La politique monétaire devient-elle plus "sélective"?
La Reserve Bank of New Zealand (RBNZ) a décidé de sa politique hier. Cette décision était évidemment en premier lieu importante pour le pays lui-même. Mais elle reflète aussi la posture plus prudente prise par les banques centrales à travers le monde.
Commençons par la décision de la RBNZ en elle-même. Le marché était pratiquement certain que la banque centrale allait une nouvelle fois abaissé son taux directeur, à un plancher historique de 0,75%. Cela n'a pas été le cas. Le taux a été maintenu à 1%. La RBNZ ne peut évidemment pas nier la réalité, avec un contexte international incertain et une croissance néo-zélandaise en perte de vitesse. Et les prévisions restent modestes pour le second semestre de l'année. Dans l'état d'esprit actuel des marchés, il s'agi(ssai)t d'une raison plus que suffisante pour procéder à un nouvel assouplissement. La RBNZ a néanmoins préféré temporiser (du moins pour le moment) et a avancé plusieurs arguments pour justifier sa position. La réserve de main d'œuvre est en grande partie utilisée. L'inflation est légèrement inférieure à 2%, mais reste bien ancrée dans la zone cible de 1%-3%. Les assouplissements précédent n'ont pas encore produit tous leurs effets et la croissance pourrait être soutenue par la faiblesse de la monnaie. Enfin, le gouvernement va aussi apporter sa pierre à l'édifice en 2020 via une augmentation des dépenses et des investissements. La RBNZ en a donc conclu qu'elle pouvait garder ses munitions monétaires (qui ne sont plus très nombreuses). La banque centrale pourra encore assouplir sa politique si nécessaire, mais le marché est aujourd'hui allé trop loin dans ses anticipations.
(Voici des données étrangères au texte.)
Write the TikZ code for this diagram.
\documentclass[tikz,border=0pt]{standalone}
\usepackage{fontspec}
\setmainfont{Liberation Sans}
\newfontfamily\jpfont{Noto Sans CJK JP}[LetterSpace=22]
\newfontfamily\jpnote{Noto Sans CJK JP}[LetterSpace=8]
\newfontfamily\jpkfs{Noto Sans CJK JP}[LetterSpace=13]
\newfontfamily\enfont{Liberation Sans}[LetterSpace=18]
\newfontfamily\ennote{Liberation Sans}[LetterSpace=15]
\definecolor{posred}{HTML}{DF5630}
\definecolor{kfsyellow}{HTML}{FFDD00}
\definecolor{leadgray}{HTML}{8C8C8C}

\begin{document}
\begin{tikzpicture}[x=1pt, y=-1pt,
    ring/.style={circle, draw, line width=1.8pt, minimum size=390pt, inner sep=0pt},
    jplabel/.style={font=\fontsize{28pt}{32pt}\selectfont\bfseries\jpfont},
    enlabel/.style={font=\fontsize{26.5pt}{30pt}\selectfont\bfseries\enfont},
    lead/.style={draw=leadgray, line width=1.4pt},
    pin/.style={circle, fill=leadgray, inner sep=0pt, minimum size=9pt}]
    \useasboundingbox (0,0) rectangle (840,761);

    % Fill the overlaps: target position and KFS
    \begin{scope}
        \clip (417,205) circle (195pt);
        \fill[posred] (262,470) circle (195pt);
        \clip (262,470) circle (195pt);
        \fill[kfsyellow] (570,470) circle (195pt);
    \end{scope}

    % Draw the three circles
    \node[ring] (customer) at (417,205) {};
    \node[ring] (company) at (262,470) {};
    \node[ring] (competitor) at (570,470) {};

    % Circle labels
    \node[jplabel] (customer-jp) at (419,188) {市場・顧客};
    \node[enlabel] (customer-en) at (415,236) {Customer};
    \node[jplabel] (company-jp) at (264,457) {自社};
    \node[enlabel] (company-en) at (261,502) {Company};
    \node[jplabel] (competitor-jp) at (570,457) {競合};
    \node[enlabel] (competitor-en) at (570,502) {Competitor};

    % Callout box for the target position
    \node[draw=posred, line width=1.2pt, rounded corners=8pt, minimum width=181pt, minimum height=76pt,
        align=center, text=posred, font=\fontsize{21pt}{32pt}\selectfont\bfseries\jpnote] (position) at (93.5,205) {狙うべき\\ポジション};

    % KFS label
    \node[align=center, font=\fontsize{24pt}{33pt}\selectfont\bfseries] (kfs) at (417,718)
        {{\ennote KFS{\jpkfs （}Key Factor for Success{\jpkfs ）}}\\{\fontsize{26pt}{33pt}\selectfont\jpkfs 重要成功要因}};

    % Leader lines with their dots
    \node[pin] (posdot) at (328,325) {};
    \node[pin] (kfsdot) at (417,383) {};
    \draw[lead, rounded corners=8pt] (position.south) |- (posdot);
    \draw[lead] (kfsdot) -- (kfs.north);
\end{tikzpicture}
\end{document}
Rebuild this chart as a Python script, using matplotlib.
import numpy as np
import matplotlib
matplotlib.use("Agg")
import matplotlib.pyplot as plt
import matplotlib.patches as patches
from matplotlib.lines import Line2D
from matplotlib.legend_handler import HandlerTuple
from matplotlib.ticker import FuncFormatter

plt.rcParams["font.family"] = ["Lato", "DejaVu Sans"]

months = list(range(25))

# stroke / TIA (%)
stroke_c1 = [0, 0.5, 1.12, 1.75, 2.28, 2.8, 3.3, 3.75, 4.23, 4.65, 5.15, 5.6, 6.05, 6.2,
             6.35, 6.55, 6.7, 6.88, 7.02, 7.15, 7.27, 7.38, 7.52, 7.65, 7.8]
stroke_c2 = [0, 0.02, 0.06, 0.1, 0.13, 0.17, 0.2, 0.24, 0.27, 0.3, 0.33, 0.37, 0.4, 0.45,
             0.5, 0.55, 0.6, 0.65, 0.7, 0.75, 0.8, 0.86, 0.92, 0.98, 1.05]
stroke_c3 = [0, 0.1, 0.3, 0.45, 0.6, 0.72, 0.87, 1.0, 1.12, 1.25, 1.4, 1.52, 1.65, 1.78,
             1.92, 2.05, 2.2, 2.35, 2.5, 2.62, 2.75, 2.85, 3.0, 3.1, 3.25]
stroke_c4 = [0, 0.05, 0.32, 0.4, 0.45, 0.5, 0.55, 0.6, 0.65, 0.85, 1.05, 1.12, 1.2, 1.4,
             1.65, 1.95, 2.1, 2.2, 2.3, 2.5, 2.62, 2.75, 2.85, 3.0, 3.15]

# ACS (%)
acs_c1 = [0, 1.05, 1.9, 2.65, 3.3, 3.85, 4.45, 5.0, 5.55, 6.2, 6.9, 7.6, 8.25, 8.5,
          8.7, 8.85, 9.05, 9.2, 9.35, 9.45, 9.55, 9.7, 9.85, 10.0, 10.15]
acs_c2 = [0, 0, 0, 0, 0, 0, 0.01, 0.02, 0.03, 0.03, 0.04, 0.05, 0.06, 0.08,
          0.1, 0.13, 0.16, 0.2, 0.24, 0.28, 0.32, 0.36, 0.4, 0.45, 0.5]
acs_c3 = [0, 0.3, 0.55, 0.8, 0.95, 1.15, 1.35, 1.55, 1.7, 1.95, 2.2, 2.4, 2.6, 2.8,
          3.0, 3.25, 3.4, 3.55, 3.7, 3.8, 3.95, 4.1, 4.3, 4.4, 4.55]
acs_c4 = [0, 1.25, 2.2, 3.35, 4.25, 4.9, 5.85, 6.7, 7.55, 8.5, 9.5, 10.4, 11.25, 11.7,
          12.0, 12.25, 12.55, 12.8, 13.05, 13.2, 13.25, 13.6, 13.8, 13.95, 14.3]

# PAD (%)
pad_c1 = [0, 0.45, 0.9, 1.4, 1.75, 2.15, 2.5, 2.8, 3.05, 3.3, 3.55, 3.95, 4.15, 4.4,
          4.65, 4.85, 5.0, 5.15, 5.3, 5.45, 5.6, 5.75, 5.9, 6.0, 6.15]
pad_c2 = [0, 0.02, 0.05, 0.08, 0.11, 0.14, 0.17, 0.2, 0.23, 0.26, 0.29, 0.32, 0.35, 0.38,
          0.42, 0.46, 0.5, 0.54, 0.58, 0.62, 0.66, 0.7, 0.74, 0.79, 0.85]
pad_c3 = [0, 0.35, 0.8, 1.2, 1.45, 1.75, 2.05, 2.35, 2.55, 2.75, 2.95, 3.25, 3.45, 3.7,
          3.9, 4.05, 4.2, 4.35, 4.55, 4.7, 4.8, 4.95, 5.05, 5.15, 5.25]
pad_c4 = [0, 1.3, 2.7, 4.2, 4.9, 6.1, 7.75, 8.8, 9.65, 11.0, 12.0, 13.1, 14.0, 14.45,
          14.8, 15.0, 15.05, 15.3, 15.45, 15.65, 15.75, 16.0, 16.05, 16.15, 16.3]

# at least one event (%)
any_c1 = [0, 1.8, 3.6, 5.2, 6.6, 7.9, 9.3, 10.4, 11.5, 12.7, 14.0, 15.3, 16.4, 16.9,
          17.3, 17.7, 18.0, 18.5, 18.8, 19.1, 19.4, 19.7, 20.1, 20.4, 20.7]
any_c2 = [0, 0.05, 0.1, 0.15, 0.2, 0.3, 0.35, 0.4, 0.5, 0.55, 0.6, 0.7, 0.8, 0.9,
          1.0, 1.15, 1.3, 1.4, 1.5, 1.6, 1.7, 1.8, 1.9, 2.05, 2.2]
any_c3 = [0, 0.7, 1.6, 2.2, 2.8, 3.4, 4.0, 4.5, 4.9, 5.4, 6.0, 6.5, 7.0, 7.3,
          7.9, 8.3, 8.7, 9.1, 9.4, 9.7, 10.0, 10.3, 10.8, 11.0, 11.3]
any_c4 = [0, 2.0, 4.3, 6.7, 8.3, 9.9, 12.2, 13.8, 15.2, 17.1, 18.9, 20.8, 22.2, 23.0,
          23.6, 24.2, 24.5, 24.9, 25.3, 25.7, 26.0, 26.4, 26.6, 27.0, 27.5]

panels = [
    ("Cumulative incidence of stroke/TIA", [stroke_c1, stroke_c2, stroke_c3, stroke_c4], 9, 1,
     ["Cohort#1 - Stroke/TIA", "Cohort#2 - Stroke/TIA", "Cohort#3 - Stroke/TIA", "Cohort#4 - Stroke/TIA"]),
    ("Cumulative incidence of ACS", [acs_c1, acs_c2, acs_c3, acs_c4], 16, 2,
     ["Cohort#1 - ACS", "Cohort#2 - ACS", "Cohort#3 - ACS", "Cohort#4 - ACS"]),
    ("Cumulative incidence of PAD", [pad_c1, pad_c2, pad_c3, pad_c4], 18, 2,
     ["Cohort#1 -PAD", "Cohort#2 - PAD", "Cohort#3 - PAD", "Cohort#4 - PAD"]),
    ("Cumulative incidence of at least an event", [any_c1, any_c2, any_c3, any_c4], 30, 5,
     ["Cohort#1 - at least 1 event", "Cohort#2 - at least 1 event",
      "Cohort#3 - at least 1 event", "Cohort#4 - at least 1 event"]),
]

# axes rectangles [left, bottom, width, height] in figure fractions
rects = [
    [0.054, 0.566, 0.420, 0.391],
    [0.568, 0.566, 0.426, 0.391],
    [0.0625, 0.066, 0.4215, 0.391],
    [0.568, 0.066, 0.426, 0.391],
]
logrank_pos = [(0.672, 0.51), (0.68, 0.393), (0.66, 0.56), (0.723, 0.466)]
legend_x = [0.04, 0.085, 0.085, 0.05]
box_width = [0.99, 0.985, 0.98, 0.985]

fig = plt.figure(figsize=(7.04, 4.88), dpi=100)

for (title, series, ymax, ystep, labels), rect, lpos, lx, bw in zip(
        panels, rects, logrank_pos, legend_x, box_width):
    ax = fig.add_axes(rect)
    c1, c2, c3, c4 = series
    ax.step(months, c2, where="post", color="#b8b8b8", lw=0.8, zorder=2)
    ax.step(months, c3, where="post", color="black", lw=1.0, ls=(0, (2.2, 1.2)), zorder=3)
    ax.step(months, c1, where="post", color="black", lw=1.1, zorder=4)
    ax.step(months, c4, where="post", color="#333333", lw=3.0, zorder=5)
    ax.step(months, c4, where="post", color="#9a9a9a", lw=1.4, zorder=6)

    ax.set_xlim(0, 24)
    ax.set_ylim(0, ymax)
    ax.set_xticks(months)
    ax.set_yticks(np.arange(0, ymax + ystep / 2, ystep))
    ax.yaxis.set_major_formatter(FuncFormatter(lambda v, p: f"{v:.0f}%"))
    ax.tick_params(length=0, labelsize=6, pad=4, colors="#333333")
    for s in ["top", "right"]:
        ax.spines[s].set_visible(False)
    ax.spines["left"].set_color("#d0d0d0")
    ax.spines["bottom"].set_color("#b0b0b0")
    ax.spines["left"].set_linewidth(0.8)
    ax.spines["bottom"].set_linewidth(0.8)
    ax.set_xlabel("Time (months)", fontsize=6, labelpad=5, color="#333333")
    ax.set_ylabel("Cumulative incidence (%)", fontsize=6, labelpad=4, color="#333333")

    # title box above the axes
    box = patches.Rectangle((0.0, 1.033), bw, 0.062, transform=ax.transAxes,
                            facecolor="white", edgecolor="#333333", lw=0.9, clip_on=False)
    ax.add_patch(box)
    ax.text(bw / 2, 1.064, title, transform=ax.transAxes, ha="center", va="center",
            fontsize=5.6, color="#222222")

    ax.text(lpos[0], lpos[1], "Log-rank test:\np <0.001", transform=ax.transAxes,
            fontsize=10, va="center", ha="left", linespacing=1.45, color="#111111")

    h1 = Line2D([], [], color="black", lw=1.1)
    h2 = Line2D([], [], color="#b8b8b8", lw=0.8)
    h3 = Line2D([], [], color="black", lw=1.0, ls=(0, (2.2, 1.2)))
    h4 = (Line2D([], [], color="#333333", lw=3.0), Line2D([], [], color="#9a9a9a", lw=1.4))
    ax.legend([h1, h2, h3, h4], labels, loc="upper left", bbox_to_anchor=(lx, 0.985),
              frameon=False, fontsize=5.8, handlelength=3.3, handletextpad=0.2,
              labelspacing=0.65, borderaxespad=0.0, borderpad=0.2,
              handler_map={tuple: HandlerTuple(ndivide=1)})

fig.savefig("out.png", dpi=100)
Les taux et le dollar kiwi ont logiquement gagné du terrain après l'annonce de la décision. Fait notable: le marché est désormais de plus en plus convaincu que la décision d'hier pourrait même marquer la fin, et pas seulement le report, des assouplissements. Si tel était le cas, cela pourrait permettre au dollar néo-zélandais de repartir timidement à la hausse. Mais comme pour les autres petites devises moins liquides, il faudra probablement que les incertitudes internationales s'atténuent pour qu'une véritable reprise s'enclenche. Or, nous en sommes encore loin...
La Nouvelle-Zélande est une petite économie au profil bien spécifique. Cela ne nous empêche pas de considérer la décision de la RBNZ d'hier comme l'expression d'une "tendance" plus large. Plusieurs banques centrales (la Fed, la Reserve Bank of Australia et peut-être même dans une certaine mesure la BCE) étaient prêtes à prendre des mesures préventives afin de limiter le risque d'un net ralentissement de la croissance. Le marché en avait donc rapidement conclu que n'importe quel chiffre un peu décevant allait encore davantage ouvrir la porte à un nouvel assouplissement, d'où la forte anticipation d'un soutien monétaire.
Comme les autres banques centrales, la RBNZ a hier laissé entendre que la barre pour de nouvelles actions était tout de même (nettement) plus haute que ce à quoi les marchés s'attendaient encore récemment. C'est également l'essence du message que le président de la Fed, Jerome Powell, a délivré lors de son audition devant le Congrès hier. Si l'économie évolue plus ou moins comme prévu, la pause monétaire pourrait alors se prolonger. Le marché a d'ores et déjà (de manière générale) digéré ce message. Les anticipations de nouveaux assouplissements ont été fortement revues à la baisse. Ainsi, le marché ne table plus que sur une seule baisse de taux aux États-Unis l'année prochaine, alors qu'il s'attendait encore à plus de deux assouplissements il y a deux mois. Le marché est arrivé, probablement un peu à contrecœur, à la conclusion que la stimulation monétaire est un mécanisme qui n'échappe pas à la loi des rendements décroissants. Les banquiers centraux risquent, à l'avenir, de se montrer plus sélectifs qu'ils ne l'ont été jusqu'à présent.